Wednesday, 19 December 2012

Pairc buy-out

The latest twist in the tortuous proceedings of the Pairc buy-out has occurred. The Court of Session in Edinburgh has ruled that the community buy-out plans do NOT, as alleged by landowner Barry Lomas, infringe the landowner’s human rights. The next step in this seemingly endless wrangle will be a ruling by a sheriff at Stornoway Sheriff Court whether the ballot by the community in South Lochs on the proposed buy-out was flawed, or not. This is expected to happen in January.

The buy-out relates to unoccupied common land, away from the villages on the Pairc peninsula. In itself, this is not worth a lot, but a proposed windfarm could propel its value (currently unknown) into the millions of pounds.

A vote to investigate the possibility of mounting a community buy-out of the Pairc estate was taken in November 2004. A ballot in favour of mounting a hostile buy-out bid was taken in December 2009, making it the first instance of a hostile buy-out under the right-to-buy legislation, enacted in 2003.

Monday, 17 December 2012

Stòras Uibhist

In the 16 years that I have taken a more than passive interest in community land buy-outs, starting with the Isle of Eigg in 1996/7, I have never seen such a ludicrous situation as what has arisen in South Uist in recent times.

I refer to the article on Hebrides News for details.
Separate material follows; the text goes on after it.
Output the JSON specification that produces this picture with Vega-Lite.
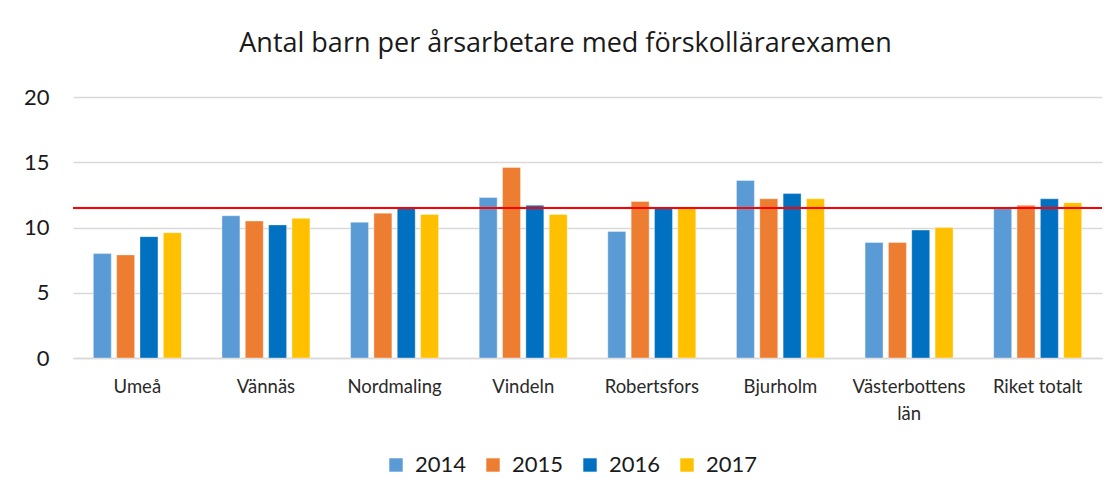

The purpose of this blogpost is to question the use (and I have difficulty not prefixing “use” with the letters M, I and S) of the staggering amount of two hundred thousand pounds in legal fees to resolve a dispute between Stòras and a crofting tenant.
Rather than come to a private, amicable settlement, things had to go to court. That happens, also in Lewis, where I am based. Even close relatives take each other to court over land issues, and senior law practitioners get involved in those too. However, Stòras is a landowner, who had a dispute with one of its tenants.

Nonetheless, I question the use of this vast sum of money in legal fees, in spite of a local petition (which went round the estate in 2010) to drop the action.
This sordid episode marks a low point in the modern history of community buy-outs, in my opinion.